Craigmillar dates to around 1400 and was most probably built for Sir George Preston. It began life as a simple z-shaped tower house, but was later enlarged to a far grander structure.
The central ward, very much in the French design, were most likely added by Sir William Preston around 1453 on his return from Wars on the continent.
In 1480 John, Earl of Mar was imprisoned here and convicted of witchcraft against his brother, James III. Around 1500 the outer walls were completed and Craigmillar was more or less the structure we see today.
However, it was burnt down by the Earl of Hertford in 1544. A rebuild must have taken place quite quickly as Mary, Queen of Scots stayed here in both 1563 and 1566, during this latter stay the death of Darnley was plotted at Craigmillar. Mary's son, James VI - the future James I of England - also visited Craigmillar in 1589.

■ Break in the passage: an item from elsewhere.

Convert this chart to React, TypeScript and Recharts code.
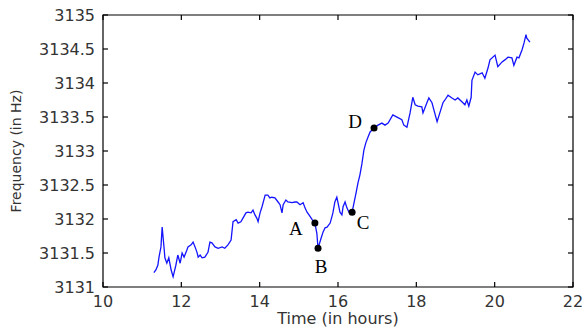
import { ComposedChart, Line, ReferenceArea, ReferenceLine, Scatter, XAxis, YAxis } from 'recharts';

// time in hours / frequency in Hz
const HOURS = [
  11.3, 11.35, 11.4, 11.43, 11.48, 11.51, 11.56, 11.58, 11.63, 11.68, 11.74, 11.79, 11.86, 11.91,
  11.97, 12.02, 12.07, 12.14, 12.17, 12.25, 12.3, 12.35, 12.4, 12.43, 12.48, 12.53, 12.6, 12.68,
  12.73, 12.78, 12.86, 12.94, 13.04, 13.11, 13.19, 13.27, 13.32, 13.4, 13.45, 13.52, 13.57, 13.65,
  13.7, 13.78, 13.83, 13.88, 13.93, 13.96, 14.01, 14.06, 14.14, 14.21, 14.26, 14.31, 14.39, 14.47,
  14.52, 14.57, 14.6, 14.67, 14.72, 14.83, 14.9, 14.95, 15.03, 15.11, 15.16, 15.21, 15.26, 15.34,
  15.41, 15.46, 15.49, 15.57, 15.62, 15.67, 15.72, 15.8, 15.87, 15.92, 15.97, 16.0, 16.05, 16.1,
  16.13, 16.18, 16.23, 16.28, 16.36, 16.41, 16.46, 16.51, 16.56, 16.61, 16.66, 16.71, 16.77, 16.82,
  16.92, 17.02, 17.12, 17.2, 17.28, 17.4, 17.53, 17.63, 17.68, 17.76, 17.84, 17.91, 17.97, 18.04,
  18.14, 18.17, 18.27, 18.32, 18.4, 18.45, 18.53, 18.6, 18.68, 18.73, 18.81, 18.91, 18.99, 19.06,
  19.17, 19.24, 19.29, 19.34, 19.4, 19.42, 19.5, 19.57, 19.68, 19.75, 19.83, 19.88, 20.01, 20.08,
  20.19, 20.26, 20.34, 20.44, 20.49, 20.57, 20.62, 20.7, 20.75, 20.8, 20.82, 20.9,
];

const FREQ_HZ = [
  3131.21, 3131.25, 3131.32, 3131.44, 3131.59, 3131.88, 3131.57, 3131.43, 3131.35, 3131.43, 3131.25,
  3131.15, 3131.32, 3131.47, 3131.35, 3131.5, 3131.44, 3131.54, 3131.59, 3131.62, 3131.66, 3131.59,
  3131.51, 3131.44, 3131.47, 3131.43, 3131.44, 3131.51, 3131.66, 3131.65, 3131.59, 3131.57, 3131.59,
  3131.57, 3131.62, 3131.69, 3131.96, 3131.99, 3131.94, 3131.96, 3132.01, 3132.09, 3132.1, 3132.09,
  3132.13, 3132.06, 3132.01, 3131.96, 3132.09, 3132.18, 3132.35, 3132.35, 3132.31, 3132.32, 3132.31,
  3132.25, 3132.21, 3132.09, 3132.21, 3132.28, 3132.25, 3132.24, 3132.25, 3132.25, 3132.21, 3132.24,
  3132.16, 3132.1, 3132.06, 3131.99, 3131.94, 3131.79, 3131.57, 3131.72, 3131.81, 3131.87, 3131.88,
  3131.94, 3132.09, 3132.25, 3132.32, 3132.24, 3132.1, 3132.06, 3132.18, 3132.25, 3132.16, 3132.1,
  3132.1, 3132.24, 3132.38, 3132.53, 3132.65, 3132.81, 3133.01, 3133.12, 3133.21, 3133.28, 3133.34,
  3133.38, 3133.41, 3133.38, 3133.41, 3133.53, 3133.49, 3133.46, 3133.38, 3133.35, 3133.56, 3133.79,
  3133.68, 3133.66, 3133.65, 3133.56, 3133.71, 3133.78, 3133.71, 3133.6, 3133.43, 3133.56, 3133.71,
  3133.75, 3133.82, 3133.78, 3133.75, 3133.78, 3133.72, 3133.68, 3133.75, 3133.66, 3133.79, 3134.04,
  3134.16, 3134.12, 3134.15, 3134.07, 3134.22, 3134.34, 3134.41, 3134.24, 3134.31, 3134.34, 3134.38,
  3134.37, 3134.26, 3134.38, 3134.37, 3134.49, 3134.59, 3134.71, 3134.66, 3134.6,
];

const MARK_NAMES = ['A', 'B', 'C', 'D'];
const MARK_HOURS = [15.41, 15.49, 16.36, 16.92];
const MARK_HZ = [3131.94, 3131.57, 3132.1, 3133.34];

const X_TICKS = [10, 12, 14, 16, 18, 20, 22];
const Y_TICKS = [3131, 3131.5, 3132, 3132.5, 3133, 3133.5, 3134, 3134.5, 3135];

const series = HOURS.map((t, i) => ({ t, f: FREQ_HZ[i] }));
const marks = MARK_NAMES.map((name, i) => ({ t: MARK_HOURS[i], f: MARK_HZ[i], name }));

const X_MIN = 10;
const X_MAX = 22;
const Y_MIN = 3131;
const Y_MAX = 3135;

// plot box is 470 x 272 px; inward tick marks are 5 px long
const PLOT_W = 470;
const PLOT_H = 272;
const TICK_X = ((X_MAX - X_MIN) / PLOT_W) * 5;
const TICK_Y = ((Y_MAX - Y_MIN) / PLOT_H) * 5;

const INK = '#000';
const TEXT = '#333';
const SANS = "'DejaVu Sans', sans-serif";

// where each letter sits relative to its dot
const LABEL_SHIFT: Record<string, [number, number]> = {
  A: [-19, 5],
  B: [3, 18],
  C: [11, 10],
  D: [-19, -6],
};

function Marker(props: any) {
  const { cx, cy, payload } = props;
  const [dx, dy] = LABEL_SHIFT[payload.name] ?? [0, 0];
  return (
    <g>
      <circle cx={cx} cy={cy} r={3.5} fill="#000" />
      <text
        x={cx + dx}
        y={cy + dy}
        textAnchor="middle"
        dominantBaseline="central"
        fontFamily="'Liberation Serif', serif"
        fontSize={19}
        fill="#000"
      >
        {payload.name}
      </text>
    </g>
  );
}

const titleStyle = {
  position: 'absolute' as const,
  fontFamily: SANS,
  color: TEXT,
  whiteSpace: 'nowrap' as const,
};

export default function App() {
  return (
    <div style={{ position: 'absolute', left: 0, top: 0, width: 582, height: 332, background: '#fff' }}>
      <ComposedChart width={582} height={332} margin={{ top: 15, right: 9, bottom: 0, left: 0 }}>
        <XAxis
          dataKey="t"
          type="number"
          domain={[X_MIN, X_MAX]}
          ticks={X_TICKS}
          height={45}
          tickSize={0}
          tickMargin={9}
          tickLine={false}
          axisLine={false}
          tick={{ fontSize: 16, fill: TEXT, fontFamily: SANS }}
        />
        <YAxis
          type="number"
          domain={[Y_MIN, Y_MAX]}
          ticks={Y_TICKS}
          width={103}
          tickSize={0}
          tickMargin={8}
          tickLine={false}
          axisLine={false}
          tick={{ fontSize: 16, fill: TEXT, fontFamily: SANS }}
        />

        {/* matlab box with inward ticks on all four sides */}
        <ReferenceArea
          x1={X_MIN}
          x2={X_MAX}
          y1={Y_MIN}
          y2={Y_MAX}
          fill="none"
          fillOpacity={0}
          stroke={INK}
          strokeWidth={1.2}
          strokeOpacity={1}
        />
        {X_TICKS.map((t) => (
          <ReferenceLine
            key={`xb${t}`}
            segment={[{ x: t, y: Y_MIN }, { x: t, y: Y_MIN + TICK_Y }]}
            stroke={INK}
            strokeWidth={1.2}
          />
        ))}
        {X_TICKS.map((t) => (
          <ReferenceLine
            key={`xt${t}`}
            segment={[{ x: t, y: Y_MAX }, { x: t, y: Y_MAX - TICK_Y }]}
            stroke={INK}
            strokeWidth={1.2}
          />
        ))}
        {Y_TICKS.map((v) => (
          <ReferenceLine
            key={`yl${v}`}
            segment={[{ x: X_MIN, y: v }, { x: X_MIN + TICK_X, y: v }]}
            stroke={INK}
            strokeWidth={1.2}
          />
        ))}
        {Y_TICKS.map((v) => (
          <ReferenceLine
            key={`yr${v}`}
            segment={[{ x: X_MAX, y: v }, { x: X_MAX - TICK_X, y: v }]}
            stroke={INK}
            strokeWidth={1.2}
          />
        ))}

        <Line
          data={series}
          dataKey="f"
          stroke="#1414ff"
          strokeWidth={1.3}
          dot={false}
          isAnimationActive={false}
        />
        <Scatter data={marks} dataKey="f" shape={<Marker />} isAnimationActive={false} />
      </ComposedChart>
      <div style={{ ...titleStyle, left: 338, top: 311, fontSize: 16, lineHeight: '16px', transform: 'translateX(-50%)' }}>
        Time (in hours)
      </div>
      <div
        style={{
          ...titleStyle,
          left: 16,
          top: 151,
          fontSize: 14,
          lineHeight: '14px',
          transform: 'translate(-50%, -50%) rotate(-90deg)',
        }}
      >
        Frequency (in Hz)
      </div>
    </div>
  );
}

The last of the Prestons to own Craigmillar sold it to the Gilmours in 1660. Sir John Gilmour added a wing to the Castle in 1671 and this part of the Castle was the only section to survive into the 1700s. A plan was put into place to rebuild Craigmillar for Queen Victoria, but nothing ever came of it and today Historic Scotland own the Castle, overlooked on the forgotten edges of Edinburgh but certainly worth a visit.